**RECORDS PROVIDED**.
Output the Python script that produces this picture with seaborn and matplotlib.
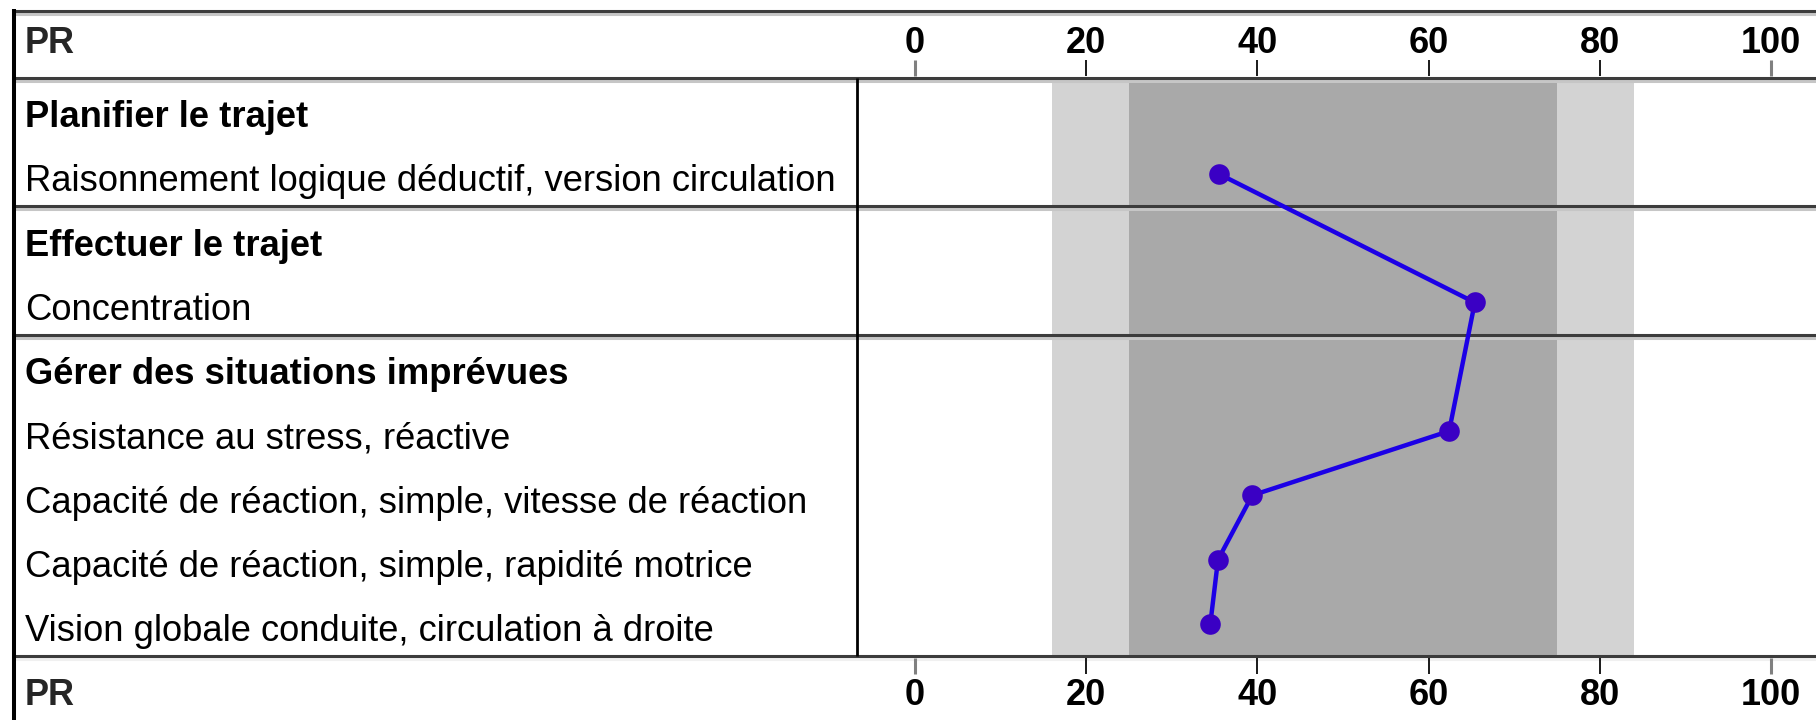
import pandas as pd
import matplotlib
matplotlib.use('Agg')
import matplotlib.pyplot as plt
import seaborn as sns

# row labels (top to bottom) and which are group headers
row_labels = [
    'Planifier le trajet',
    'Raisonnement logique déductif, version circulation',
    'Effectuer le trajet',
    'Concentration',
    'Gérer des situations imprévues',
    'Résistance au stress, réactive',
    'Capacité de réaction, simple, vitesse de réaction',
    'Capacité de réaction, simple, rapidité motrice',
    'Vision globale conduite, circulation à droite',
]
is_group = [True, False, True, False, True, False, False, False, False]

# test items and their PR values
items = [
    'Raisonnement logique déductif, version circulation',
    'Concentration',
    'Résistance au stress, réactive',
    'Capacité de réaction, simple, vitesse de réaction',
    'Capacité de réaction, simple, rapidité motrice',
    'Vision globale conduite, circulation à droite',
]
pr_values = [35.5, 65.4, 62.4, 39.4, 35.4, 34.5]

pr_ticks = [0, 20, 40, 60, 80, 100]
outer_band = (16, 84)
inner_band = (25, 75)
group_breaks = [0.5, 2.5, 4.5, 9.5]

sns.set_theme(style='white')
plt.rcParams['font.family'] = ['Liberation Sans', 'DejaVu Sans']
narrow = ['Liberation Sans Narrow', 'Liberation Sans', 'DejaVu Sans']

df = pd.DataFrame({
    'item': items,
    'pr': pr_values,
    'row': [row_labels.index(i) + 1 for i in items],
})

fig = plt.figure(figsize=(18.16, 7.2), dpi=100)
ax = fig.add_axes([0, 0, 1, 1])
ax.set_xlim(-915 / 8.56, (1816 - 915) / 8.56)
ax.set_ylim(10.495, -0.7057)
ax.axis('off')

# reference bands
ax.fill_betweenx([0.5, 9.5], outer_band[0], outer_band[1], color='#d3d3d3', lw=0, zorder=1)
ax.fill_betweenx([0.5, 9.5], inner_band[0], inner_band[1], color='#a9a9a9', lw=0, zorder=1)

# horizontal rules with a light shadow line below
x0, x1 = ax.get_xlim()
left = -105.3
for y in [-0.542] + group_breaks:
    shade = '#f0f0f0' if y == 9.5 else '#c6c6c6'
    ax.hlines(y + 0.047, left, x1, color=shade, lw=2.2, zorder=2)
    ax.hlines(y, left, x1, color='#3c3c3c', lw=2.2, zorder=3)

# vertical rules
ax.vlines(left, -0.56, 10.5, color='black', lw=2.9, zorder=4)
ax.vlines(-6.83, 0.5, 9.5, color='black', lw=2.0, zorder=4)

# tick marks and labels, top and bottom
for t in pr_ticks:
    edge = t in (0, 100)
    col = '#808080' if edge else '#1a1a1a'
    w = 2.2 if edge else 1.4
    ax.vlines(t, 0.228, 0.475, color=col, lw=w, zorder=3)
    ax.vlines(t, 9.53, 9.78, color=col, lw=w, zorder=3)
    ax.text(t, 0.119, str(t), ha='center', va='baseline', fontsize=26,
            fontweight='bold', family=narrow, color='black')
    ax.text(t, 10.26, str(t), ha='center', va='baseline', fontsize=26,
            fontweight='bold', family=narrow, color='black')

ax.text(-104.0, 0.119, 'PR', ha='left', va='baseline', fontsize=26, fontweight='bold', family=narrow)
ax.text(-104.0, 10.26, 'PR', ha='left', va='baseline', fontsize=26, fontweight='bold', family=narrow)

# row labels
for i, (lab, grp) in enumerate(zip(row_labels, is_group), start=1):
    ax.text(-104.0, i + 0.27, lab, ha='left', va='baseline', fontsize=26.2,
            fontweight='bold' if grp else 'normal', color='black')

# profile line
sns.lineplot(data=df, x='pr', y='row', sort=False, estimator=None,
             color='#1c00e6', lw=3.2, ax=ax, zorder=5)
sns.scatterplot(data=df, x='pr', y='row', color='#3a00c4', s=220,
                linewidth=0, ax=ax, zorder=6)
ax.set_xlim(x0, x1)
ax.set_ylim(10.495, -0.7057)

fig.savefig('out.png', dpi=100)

* * *

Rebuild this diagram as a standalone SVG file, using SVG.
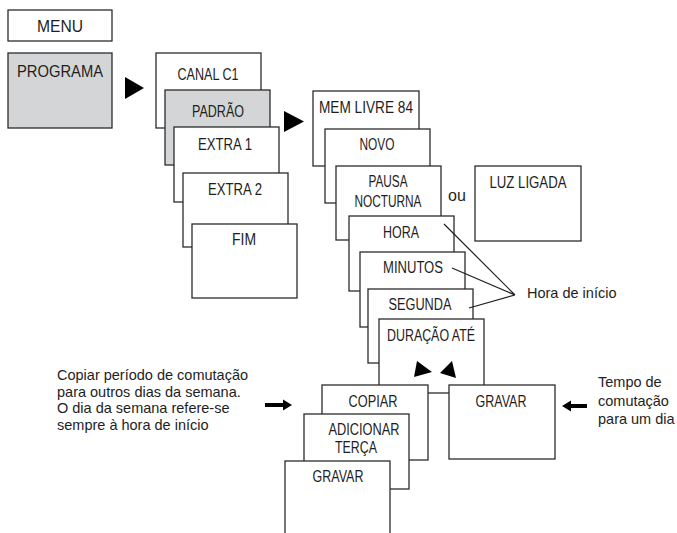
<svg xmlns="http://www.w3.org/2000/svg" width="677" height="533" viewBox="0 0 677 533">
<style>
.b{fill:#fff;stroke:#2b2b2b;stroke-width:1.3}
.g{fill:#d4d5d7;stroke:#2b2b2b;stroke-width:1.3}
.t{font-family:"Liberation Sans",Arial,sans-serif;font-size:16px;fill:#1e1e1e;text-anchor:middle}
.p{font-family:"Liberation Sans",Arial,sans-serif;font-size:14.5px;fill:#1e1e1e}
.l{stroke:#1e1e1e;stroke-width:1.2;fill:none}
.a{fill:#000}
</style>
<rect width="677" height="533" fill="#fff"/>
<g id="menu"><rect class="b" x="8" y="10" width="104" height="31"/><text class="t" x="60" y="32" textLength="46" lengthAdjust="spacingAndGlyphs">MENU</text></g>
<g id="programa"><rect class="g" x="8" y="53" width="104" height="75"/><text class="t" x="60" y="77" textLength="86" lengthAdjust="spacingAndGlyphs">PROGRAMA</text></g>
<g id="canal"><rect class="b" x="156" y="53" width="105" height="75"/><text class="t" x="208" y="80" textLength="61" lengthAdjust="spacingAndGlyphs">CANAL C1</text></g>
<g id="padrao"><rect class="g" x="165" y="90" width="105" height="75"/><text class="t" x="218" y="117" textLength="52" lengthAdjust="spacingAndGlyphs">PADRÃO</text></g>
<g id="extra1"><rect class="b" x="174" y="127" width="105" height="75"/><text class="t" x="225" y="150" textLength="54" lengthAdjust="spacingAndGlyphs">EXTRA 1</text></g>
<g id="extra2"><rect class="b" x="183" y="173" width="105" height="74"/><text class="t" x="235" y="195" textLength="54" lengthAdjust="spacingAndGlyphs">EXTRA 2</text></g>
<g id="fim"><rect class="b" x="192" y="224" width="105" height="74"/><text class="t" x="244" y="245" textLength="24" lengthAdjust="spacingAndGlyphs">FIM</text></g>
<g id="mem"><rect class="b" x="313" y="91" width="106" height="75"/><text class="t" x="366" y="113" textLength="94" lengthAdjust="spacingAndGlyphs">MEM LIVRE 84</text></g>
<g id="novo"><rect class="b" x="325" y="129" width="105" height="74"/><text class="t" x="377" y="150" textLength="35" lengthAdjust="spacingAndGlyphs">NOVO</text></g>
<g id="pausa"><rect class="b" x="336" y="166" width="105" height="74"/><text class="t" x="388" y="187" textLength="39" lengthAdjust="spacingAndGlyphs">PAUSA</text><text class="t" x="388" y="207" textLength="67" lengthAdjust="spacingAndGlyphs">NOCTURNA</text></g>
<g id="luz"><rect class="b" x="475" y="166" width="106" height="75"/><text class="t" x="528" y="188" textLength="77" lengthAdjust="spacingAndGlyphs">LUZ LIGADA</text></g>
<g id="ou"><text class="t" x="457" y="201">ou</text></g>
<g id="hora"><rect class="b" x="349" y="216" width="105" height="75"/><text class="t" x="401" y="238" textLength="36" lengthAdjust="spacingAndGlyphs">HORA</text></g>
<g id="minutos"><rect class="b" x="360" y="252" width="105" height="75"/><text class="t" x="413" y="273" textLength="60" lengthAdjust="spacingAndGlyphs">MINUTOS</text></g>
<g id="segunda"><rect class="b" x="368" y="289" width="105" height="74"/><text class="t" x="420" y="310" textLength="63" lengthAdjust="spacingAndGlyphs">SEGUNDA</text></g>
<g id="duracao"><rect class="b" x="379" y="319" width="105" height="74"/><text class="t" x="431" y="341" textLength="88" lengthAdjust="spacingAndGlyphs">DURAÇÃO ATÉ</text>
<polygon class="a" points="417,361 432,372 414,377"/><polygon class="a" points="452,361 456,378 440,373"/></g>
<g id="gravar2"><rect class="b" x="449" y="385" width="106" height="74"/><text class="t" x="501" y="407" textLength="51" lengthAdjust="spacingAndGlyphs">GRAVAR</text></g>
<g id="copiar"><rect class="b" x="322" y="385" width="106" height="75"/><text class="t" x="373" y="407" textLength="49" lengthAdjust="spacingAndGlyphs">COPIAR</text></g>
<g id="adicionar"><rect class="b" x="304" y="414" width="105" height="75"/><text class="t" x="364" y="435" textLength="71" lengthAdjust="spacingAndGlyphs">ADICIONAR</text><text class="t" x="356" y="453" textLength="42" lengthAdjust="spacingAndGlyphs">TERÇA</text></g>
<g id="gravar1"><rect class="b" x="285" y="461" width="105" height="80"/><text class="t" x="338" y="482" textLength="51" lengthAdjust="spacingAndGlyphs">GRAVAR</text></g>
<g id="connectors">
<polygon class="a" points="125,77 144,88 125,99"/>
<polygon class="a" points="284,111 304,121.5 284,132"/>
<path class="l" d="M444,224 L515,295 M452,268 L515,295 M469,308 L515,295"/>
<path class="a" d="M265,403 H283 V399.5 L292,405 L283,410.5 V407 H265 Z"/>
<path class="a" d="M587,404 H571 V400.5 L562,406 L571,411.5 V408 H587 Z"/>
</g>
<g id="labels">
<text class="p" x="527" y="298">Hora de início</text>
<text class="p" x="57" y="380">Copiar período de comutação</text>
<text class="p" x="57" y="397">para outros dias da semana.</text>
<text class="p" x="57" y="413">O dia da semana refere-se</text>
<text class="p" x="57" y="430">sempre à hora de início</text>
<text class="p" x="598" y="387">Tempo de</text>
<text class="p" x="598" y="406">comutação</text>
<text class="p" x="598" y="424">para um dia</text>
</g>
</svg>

**SET EXERCISE**. From the line containing "Output the Python" to the line containing "color='#a9a9a9', lw=0, zorder=1)", both lines included, give the text again exactly, without any pictures.

**COMPLETED EXERCISE**.
Output the Python script that produces this picture with seaborn and matplotlib.
import pandas as pd
import matplotlib
matplotlib.use('Agg')
import matplotlib.pyplot as plt
import seaborn as sns

# row labels (top to bottom) and which are group headers
row_labels = [
    'Planifier le trajet',
    'Raisonnement logique déductif, version circulation',
    'Effectuer le trajet',
    'Concentration',
    'Gérer des situations imprévues',
    'Résistance au stress, réactive',
    'Capacité de réaction, simple, vitesse de réaction',
    'Capacité de réaction, simple, rapidité motrice',
    'Vision globale conduite, circulation à droite',
]
is_group = [True, False, True, False, True, False, False, False, False]

# test items and their PR values
items = [
    'Raisonnement logique déductif, version circulation',
    'Concentration',
    'Résistance au stress, réactive',
    'Capacité de réaction, simple, vitesse de réaction',
    'Capacité de réaction, simple, rapidité motrice',
    'Vision globale conduite, circulation à droite',
]
pr_values = [35.5, 65.4, 62.4, 39.4, 35.4, 34.5]

pr_ticks = [0, 20, 40, 60, 80, 100]
outer_band = (16, 84)
inner_band = (25, 75)
group_breaks = [0.5, 2.5, 4.5, 9.5]

sns.set_theme(style='white')
plt.rcParams['font.family'] = ['Liberation Sans', 'DejaVu Sans']
narrow = ['Liberation Sans Narrow', 'Liberation Sans', 'DejaVu Sans']

df = pd.DataFrame({
    'item': items,
    'pr': pr_values,
    'row': [row_labels.index(i) + 1 for i in items],
})

fig = plt.figure(figsize=(18.16, 7.2), dpi=100)
ax = fig.add_axes([0, 0, 1, 1])
ax.set_xlim(-915 / 8.56, (1816 - 915) / 8.56)
ax.set_ylim(10.495, -0.7057)
ax.axis('off')

# reference bands
ax.fill_betweenx([0.5, 9.5], outer_band[0], outer_band[1], color='#d3d3d3', lw=0, zorder=1)
ax.fill_betweenx([0.5, 9.5], inner_band[0], inner_band[1], color='#a9a9a9', lw=0, zorder=1)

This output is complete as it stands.